▶ The data

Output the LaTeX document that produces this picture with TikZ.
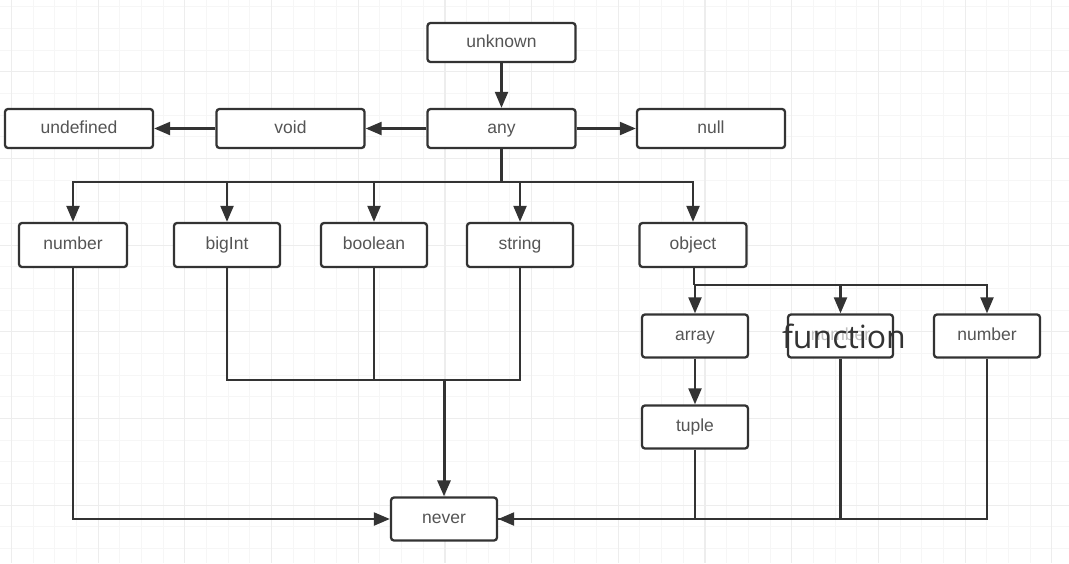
\documentclass[tikz,border=0pt]{standalone}
\usepackage{fontspec}
\usetikzlibrary{arrows.meta}
\newfontfamily\boxfont{Liberation Sans}
\newfontfamily\bigfont{Open Sans}
\definecolor{ln}{HTML}{333333}
\definecolor{tx}{HTML}{555555}
\definecolor{gminor}{HTML}{F6F6F6}
\definecolor{gmajor}{HTML}{EDEDED}
\tikzset{
  box/.style={draw=ln, line width=2.3pt, rounded corners=3pt, fill=white,
    text=tx, font=\boxfont\fontsize{17.5}{20}\selectfont, inner sep=0pt,
    text height=12.5pt, text depth=3.5pt,
    minimum width=#1, minimum height=44},
  box/.default=106,
  wbox/.style={box=148, minimum height=39},
  conn/.style={draw=ln, line width=2.2pt},
  arr/.style={conn, -{Triangle[length=16pt,width=13pt]}},
  thickconn/.style={line width=3pt}
}
\begin{document}
\begin{tikzpicture}[x=1pt,y=-1pt]
\useasboundingbox (0,0) rectangle (1069,563);
\fill[white] (0,0) rectangle (1069,563);
% grid
\foreach \i in {0,...,50} {
  \draw[gminor, line width=1pt] ({11.4+21.675*(\i-1)},0) -- ({11.4+21.675*(\i-1)},563);
}
\foreach \i in {0,...,27} {
  \draw[gminor, line width=1pt] (0,{71.7+21.675*(\i-4)}) -- (1069,{71.7+21.675*(\i-4)});
}
\foreach \i in {0,...,12} {
  \draw[gmajor, line width=1.2pt] ({11.4+86.7*\i},0) -- ({11.4+86.7*\i},563);
}
\foreach \i in {0,...,7} {
  \draw[gmajor, line width=1.2pt] (0,{71.7+86.7*(\i-1)}) -- (1069,{71.7+86.7*(\i-1)});
}
% nodes
\node[wbox] (unknown) at (501.5,42.5) {unknown};
\node[wbox] (any) at (501.5,128.5) {any};
\node[wbox] (void) at (290.5,128.5) {void};
\node[wbox] (undefined) at (79,128.5) {undefined};
\node[wbox] (null) at (711,128.5) {null};
\node[box=108] (number) at (73,245) {number};
\node[box] (bigint) at (227,245) {bigInt};
\node[box] (boolean) at (374,245) {boolean};
\node[box] (string) at (520,245) {string};
\node[box=107] (object) at (693,245) {object};
\node[box, minimum height=43] (array) at (695,336) {array};
\node[box=105, minimum height=43, text=gray!50] (func) at (840.5,336) {number};
\node[box, minimum height=43] (num2) at (987,336) {number};
\node[box, minimum height=43] (tuple) at (695,427) {tuple};
\node[box, minimum height=43] (never) at (444,519) {never};
\node[anchor=base, text=ln, font=\bigfont\fontsize{32}{36}\selectfont, inner sep=0pt] (functxt) at (844,348) {function};
% top connectors
\draw[arr] (unknown) -- (any);
\draw[arr] (any) -- (void);
\draw[arr] (void) -- (undefined);
\draw[arr] (any) -- (null);
\coordinate (bus) at (501.5,182);
\draw[conn, thickconn] (any) -- (bus);
\draw[arr] (bus) -| (number.north);
\draw[arr] (bus) -| (bigint.north);
\draw[arr] (bus) -| (boolean.north);
\draw[arr] (bus) -| (string.north);
\draw[arr] (bus) -| (object.north);
% object branch
\coordinate (obus) at (694,285);
\draw[conn] (object.south -| obus) -- (obus);
\draw[arr] (obus) -| (array.north);
\draw[arr] (obus) -| (func.north);
\draw[arr] (obus) -| (num2.north);
\draw[arr] (array) -- (tuple);
% into never
\coordinate (join) at (444,380);
\draw[conn] (bigint.south) |- (join);
\draw[conn] (string.south) |- (join);
\draw[conn] (boolean.south) -- (boolean.south |- join);
\draw[arr, thickconn] (join) -- (never);
\draw[arr] (number.south) |- (never.west);
\draw[conn] (tuple.south) |- (never.east);
\draw[conn] (func.south) |- (never.east);
\draw[arr] (num2.south) |- (never.east);
\end{tikzpicture}
\end{document}
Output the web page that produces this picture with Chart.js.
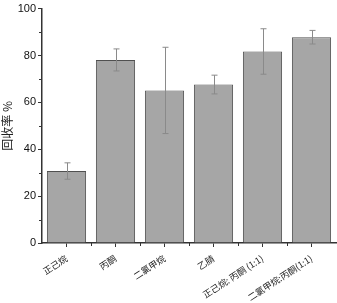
<!DOCTYPE html>
<html>
<head>
<meta charset="utf-8">
<script src="https://cdn.jsdelivr.net/npm/chart.js@4"></script>
<style>
  html, body { margin: 0; padding: 0; background: #fff; }
  #wrap { width: 337px; height: 303px; }
</style>
</head>
<body>
<div id="wrap"><canvas id="recChart" width="337" height="303"></canvas></div>
<script>
// === Data ===
const solvents = ["正己烷", "丙酮", "二氯甲烷", "乙腈", "正己烷: 丙酮 (1:1)", "二氯甲烷:丙酮(1:1)"];
const recovery = [30.7, 78.1, 65.1, 67.6, 81.7, 87.8];
const recoveryErr = [3.5, 4.7, 18.4, 4.0, 9.7, 2.9];
const yTicks = [0, 20, 40, 60, 80, 100];
const yMinorTicks = [10, 30, 50, 70, 90];

// error bars + minor ticks, drawn from the chart's own scales
const extrasPlugin = {
  id: "extras",
  afterDatasetsDraw(chart) {
    const c = chart.ctx;
    const y = chart.scales.y;
    const meta = chart.getDatasetMeta(0);
    c.save();
    c.strokeStyle = "#8a8a8a";
    c.lineWidth = 1;
    meta.data.forEach((bar, i) => {
      const top = y.getPixelForValue(recovery[i] + recoveryErr[i]);
      const bot = y.getPixelForValue(recovery[i] - recoveryErr[i]);
      const x = Math.round(bar.x) + 0.5;
      c.beginPath();
      c.moveTo(x, top); c.lineTo(x, bot);
      c.moveTo(x - 3, top); c.lineTo(x + 3, top);
      c.moveTo(x - 3, bot); c.lineTo(x + 3, bot);
      c.stroke();
    });
    c.restore();
  },
  afterDraw(chart) {
    const c = chart.ctx;
    const x = chart.scales.x;
    const y = chart.scales.y;
    const area = chart.chartArea;
    c.save();
    c.strokeStyle = "#333";
    c.lineWidth = 1;
    // y minor ticks
    yMinorTicks.forEach(v => {
      const py = Math.round(y.getPixelForValue(v)) + 0.5;
      c.beginPath();
      c.moveTo(area.left - 3, py); c.lineTo(area.left, py);
      c.stroke();
    });
    // x minor ticks at category boundaries
    for (let i = 0; i < solvents.length - 1; i++) {
      const px = Math.round((x.getPixelForValue(i) + x.getPixelForValue(i + 1)) / 2) + 0.5;
      c.beginPath();
      c.moveTo(px, area.bottom); c.lineTo(px, area.bottom + 3);
      c.stroke();
    }
    c.restore();
  }
};

const ctx = document.getElementById("recChart").getContext("2d");
const chart = new Chart(ctx, {
  type: "bar",
  data: {
    labels: solvents,
    datasets: [{
      data: recovery,
      backgroundColor: "#a6a6a6",
      borderColor: "#505050",
      borderWidth: 1,
      categoryPercentage: 0.8,
      barPercentage: 1.0
    }]
  },
  options: {
    responsive: false,
    animation: false,
    layout: { padding: { top: 5, right: 1, left: 0, bottom: 0 } },
    plugins: {
      legend: { display: false },
      tooltip: { enabled: false }
    },
    scales: {
      x: {
        afterFit: s => { s.height = 60; },
        grid: {
          offset: false,
          drawOnChartArea: false,
          tickLength: 4,
          tickColor: "#333"
        },
        border: { color: "#333", width: 1.5 },
        ticks: {
          autoSkip: false,
          minRotation: 33,
          maxRotation: 33,
          padding: 6,
          color: "#222",
          font: { family: "'Noto Sans CJK SC'", size: 9 }
        }
      },
      y: {
        min: 0,
        max: 100,
        afterFit: s => { s.width = 42; },
        afterBuildTicks: s => { s.ticks = yTicks.map(v => ({ value: v })); },
        grid: {
          drawOnChartArea: false,
          tickLength: 4,
          tickColor: "#333"
        },
        border: { color: "#333", width: 1.5 },
        title: {
          display: true,
          text: "回收率 %",
          color: "#222",
          padding: 0,
          font: { family: "'Noto Sans CJK SC'", size: 12 }
        },
        ticks: {
          padding: 2,
          color: "#111",
          font: { family: "'Liberation Sans', Arial", size: 11 }
        }
      }
    }
  },
  plugins: [extrasPlugin]
});
</script>
</body>
</html>
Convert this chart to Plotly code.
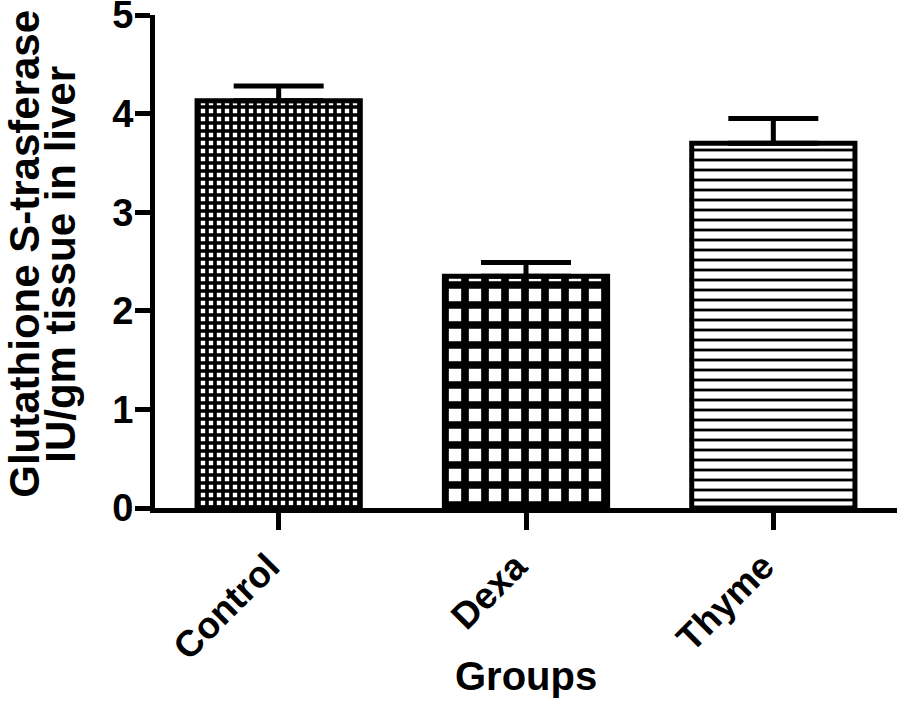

▶ Stated exercise
Return exactly the lines from the one with "Output the web" to the one with "const yMinorTicks = [10, 30, 50, 70, 90];", both ends kept, and only those. Images are left out.

▶ Result of the task
Output the web page that produces this picture with Chart.js.
<!DOCTYPE html>
<html>
<head>
<meta charset="utf-8">
<script src="https://cdn.jsdelivr.net/npm/chart.js@4"></script>
<style>
  html, body { margin: 0; padding: 0; background: #fff; }
  #wrap { width: 337px; height: 303px; }
</style>
</head>
<body>
<div id="wrap"><canvas id="recChart" width="337" height="303"></canvas></div>
<script>
// === Data ===
const solvents = ["正己烷", "丙酮", "二氯甲烷", "乙腈", "正己烷: 丙酮 (1:1)", "二氯甲烷:丙酮(1:1)"];
const recovery = [30.7, 78.1, 65.1, 67.6, 81.7, 87.8];
const recoveryErr = [3.5, 4.7, 18.4, 4.0, 9.7, 2.9];
const yTicks = [0, 20, 40, 60, 80, 100];
const yMinorTicks = [10, 30, 50, 70, 90];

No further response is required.